* **Instructions for the task**:
Without any pictures, restate the lines from the one containing "Output the Python" to the one containing "p.set_linewidth(1.2)", word for word, ends included.

* **Dataset rows**:
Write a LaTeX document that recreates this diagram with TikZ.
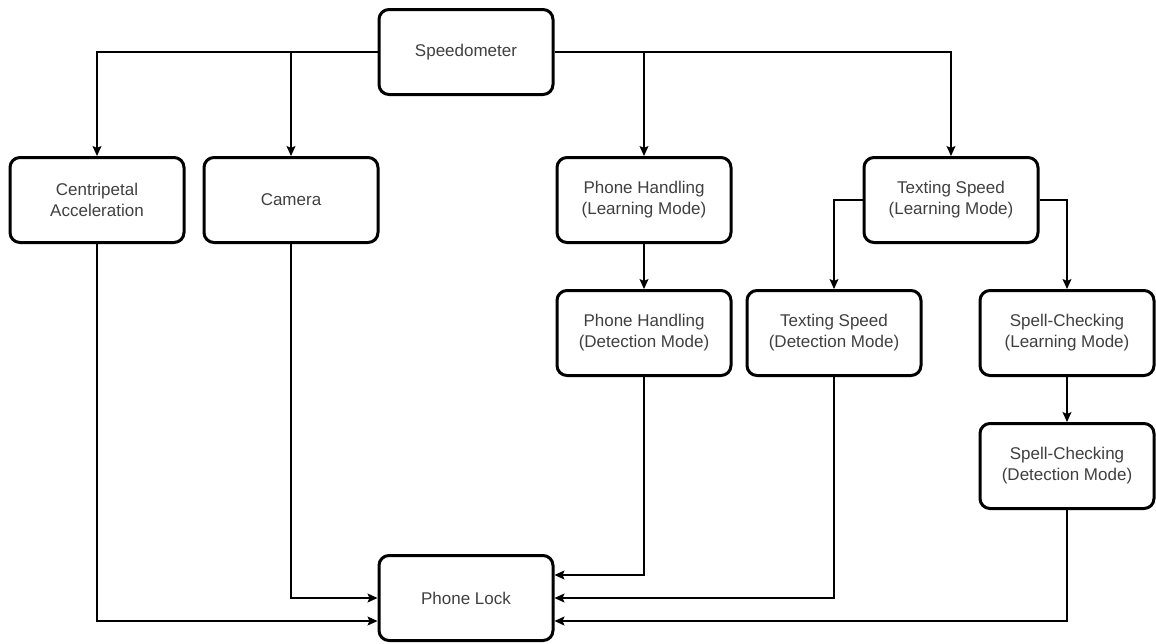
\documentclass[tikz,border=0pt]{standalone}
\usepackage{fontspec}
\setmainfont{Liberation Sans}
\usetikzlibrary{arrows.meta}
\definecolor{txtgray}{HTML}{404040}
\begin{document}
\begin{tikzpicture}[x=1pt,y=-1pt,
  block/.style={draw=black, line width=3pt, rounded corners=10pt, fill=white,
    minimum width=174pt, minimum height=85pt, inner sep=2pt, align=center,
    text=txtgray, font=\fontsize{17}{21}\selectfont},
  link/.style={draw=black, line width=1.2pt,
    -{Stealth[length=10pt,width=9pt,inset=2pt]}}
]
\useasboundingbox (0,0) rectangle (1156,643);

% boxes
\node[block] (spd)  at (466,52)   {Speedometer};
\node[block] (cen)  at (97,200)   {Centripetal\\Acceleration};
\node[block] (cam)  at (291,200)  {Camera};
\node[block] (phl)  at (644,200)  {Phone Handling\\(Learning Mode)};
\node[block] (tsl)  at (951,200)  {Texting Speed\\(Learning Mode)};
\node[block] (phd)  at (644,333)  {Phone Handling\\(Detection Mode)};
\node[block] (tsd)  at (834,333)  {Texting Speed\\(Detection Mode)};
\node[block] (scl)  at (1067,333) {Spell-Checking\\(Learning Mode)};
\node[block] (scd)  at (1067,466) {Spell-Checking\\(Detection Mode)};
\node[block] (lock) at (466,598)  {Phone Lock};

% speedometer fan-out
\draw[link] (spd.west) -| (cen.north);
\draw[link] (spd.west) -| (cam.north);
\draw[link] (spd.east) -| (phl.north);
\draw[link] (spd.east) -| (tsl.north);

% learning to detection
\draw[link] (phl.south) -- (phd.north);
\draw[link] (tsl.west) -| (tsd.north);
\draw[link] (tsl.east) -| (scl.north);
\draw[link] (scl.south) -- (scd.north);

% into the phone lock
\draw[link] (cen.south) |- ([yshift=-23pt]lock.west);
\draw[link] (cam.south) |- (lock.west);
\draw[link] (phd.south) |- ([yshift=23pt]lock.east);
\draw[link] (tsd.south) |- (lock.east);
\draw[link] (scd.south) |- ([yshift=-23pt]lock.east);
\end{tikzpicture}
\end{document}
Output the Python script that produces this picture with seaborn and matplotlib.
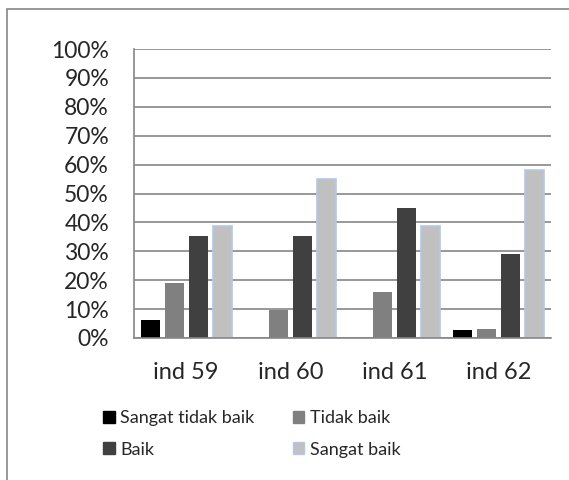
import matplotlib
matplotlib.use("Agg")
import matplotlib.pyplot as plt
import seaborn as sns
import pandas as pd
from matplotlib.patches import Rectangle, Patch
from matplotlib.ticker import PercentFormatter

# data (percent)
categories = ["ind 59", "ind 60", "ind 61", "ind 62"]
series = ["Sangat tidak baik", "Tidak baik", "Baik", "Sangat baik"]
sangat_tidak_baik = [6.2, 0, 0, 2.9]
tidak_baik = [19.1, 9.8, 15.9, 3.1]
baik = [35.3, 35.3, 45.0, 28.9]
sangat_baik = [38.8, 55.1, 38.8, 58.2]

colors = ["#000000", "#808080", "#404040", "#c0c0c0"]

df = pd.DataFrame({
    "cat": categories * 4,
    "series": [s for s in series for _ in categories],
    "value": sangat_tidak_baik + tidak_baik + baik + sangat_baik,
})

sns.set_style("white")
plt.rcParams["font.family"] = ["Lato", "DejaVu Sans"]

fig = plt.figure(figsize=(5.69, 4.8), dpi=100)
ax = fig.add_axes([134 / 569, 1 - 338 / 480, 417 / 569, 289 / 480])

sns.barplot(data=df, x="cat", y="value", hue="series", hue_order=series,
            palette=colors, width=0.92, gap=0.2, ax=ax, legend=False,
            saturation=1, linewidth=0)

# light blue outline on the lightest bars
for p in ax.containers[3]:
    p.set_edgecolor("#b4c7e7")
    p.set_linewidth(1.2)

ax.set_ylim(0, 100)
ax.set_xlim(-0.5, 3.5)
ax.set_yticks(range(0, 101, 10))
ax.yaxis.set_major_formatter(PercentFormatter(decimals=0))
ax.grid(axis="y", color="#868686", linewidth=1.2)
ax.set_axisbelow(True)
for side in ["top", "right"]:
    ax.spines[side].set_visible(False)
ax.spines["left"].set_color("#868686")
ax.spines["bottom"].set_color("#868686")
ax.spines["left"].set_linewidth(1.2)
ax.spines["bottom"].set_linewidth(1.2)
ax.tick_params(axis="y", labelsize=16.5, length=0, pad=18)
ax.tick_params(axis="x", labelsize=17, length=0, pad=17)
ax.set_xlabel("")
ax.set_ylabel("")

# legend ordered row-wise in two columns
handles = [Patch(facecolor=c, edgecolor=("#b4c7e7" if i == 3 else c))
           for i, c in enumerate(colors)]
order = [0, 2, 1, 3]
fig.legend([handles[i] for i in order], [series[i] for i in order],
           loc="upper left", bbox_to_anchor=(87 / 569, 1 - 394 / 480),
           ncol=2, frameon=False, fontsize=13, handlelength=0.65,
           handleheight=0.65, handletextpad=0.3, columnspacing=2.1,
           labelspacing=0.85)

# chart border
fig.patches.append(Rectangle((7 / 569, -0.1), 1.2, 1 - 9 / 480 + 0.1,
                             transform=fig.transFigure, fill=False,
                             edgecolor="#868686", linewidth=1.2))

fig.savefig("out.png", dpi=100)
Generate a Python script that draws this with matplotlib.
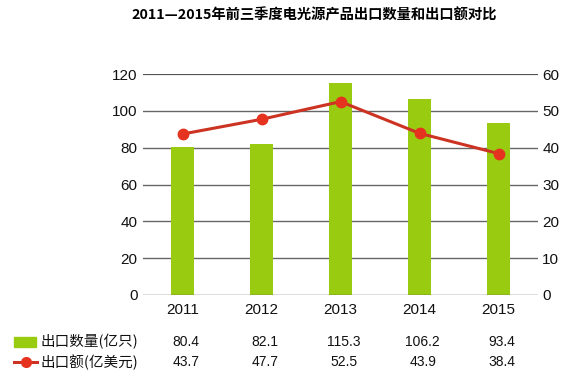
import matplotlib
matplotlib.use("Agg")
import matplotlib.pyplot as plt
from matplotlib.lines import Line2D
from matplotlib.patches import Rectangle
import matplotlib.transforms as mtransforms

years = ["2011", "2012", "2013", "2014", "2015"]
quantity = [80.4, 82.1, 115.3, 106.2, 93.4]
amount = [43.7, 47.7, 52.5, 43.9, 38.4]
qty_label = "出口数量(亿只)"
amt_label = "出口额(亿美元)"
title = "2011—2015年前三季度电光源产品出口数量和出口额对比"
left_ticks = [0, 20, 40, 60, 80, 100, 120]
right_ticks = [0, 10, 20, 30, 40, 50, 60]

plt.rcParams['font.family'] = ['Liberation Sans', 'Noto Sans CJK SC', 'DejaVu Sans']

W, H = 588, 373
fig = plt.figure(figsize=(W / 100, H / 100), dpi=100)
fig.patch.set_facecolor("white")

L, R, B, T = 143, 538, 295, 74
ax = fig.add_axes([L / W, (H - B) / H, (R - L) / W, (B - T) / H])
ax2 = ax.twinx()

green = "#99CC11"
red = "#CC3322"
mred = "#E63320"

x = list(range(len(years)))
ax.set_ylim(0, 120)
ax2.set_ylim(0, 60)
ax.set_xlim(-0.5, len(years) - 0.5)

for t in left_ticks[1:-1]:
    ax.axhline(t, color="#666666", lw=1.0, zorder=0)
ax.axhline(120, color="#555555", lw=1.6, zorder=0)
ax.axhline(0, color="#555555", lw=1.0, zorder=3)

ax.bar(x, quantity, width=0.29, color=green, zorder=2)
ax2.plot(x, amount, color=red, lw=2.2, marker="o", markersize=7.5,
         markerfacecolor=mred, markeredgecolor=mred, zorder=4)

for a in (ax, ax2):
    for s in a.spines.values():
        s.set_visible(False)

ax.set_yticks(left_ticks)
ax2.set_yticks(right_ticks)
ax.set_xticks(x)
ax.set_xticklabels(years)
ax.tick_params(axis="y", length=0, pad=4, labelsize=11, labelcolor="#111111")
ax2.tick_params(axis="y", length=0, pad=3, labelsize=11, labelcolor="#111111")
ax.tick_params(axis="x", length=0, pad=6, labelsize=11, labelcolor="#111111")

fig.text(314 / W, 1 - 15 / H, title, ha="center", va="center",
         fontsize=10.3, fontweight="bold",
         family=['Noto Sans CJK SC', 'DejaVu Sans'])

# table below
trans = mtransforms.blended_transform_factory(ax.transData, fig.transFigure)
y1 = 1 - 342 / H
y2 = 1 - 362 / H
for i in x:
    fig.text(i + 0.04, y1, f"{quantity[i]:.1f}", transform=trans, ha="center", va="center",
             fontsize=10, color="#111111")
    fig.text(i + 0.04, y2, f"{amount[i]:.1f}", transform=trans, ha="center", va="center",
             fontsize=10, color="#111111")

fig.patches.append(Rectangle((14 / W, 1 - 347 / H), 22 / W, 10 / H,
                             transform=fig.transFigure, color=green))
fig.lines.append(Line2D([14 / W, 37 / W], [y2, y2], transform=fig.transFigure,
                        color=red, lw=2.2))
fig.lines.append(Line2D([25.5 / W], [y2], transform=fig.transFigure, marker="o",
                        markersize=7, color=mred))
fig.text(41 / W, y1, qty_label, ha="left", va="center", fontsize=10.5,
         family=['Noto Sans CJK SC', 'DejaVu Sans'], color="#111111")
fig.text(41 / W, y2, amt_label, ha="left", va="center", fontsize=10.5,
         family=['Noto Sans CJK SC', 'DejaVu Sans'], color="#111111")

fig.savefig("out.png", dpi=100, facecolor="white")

* **The reply**:
Output the Python script that produces this picture with seaborn and matplotlib.
import matplotlib
matplotlib.use("Agg")
import matplotlib.pyplot as plt
import seaborn as sns
import pandas as pd
from matplotlib.patches import Rectangle, Patch
from matplotlib.ticker import PercentFormatter

# data (percent)
categories = ["ind 59", "ind 60", "ind 61", "ind 62"]
series = ["Sangat tidak baik", "Tidak baik", "Baik", "Sangat baik"]
sangat_tidak_baik = [6.2, 0, 0, 2.9]
tidak_baik = [19.1, 9.8, 15.9, 3.1]
baik = [35.3, 35.3, 45.0, 28.9]
sangat_baik = [38.8, 55.1, 38.8, 58.2]

colors = ["#000000", "#808080", "#404040", "#c0c0c0"]

df = pd.DataFrame({
    "cat": categories * 4,
    "series": [s for s in series for _ in categories],
    "value": sangat_tidak_baik + tidak_baik + baik + sangat_baik,
})

sns.set_style("white")
plt.rcParams["font.family"] = ["Lato", "DejaVu Sans"]

fig = plt.figure(figsize=(5.69, 4.8), dpi=100)
ax = fig.add_axes([134 / 569, 1 - 338 / 480, 417 / 569, 289 / 480])

sns.barplot(data=df, x="cat", y="value", hue="series", hue_order=series,
            palette=colors, width=0.92, gap=0.2, ax=ax, legend=False,
            saturation=1, linewidth=0)

# light blue outline on the lightest bars
for p in ax.containers[3]:
    p.set_edgecolor("#b4c7e7")
    p.set_linewidth(1.2)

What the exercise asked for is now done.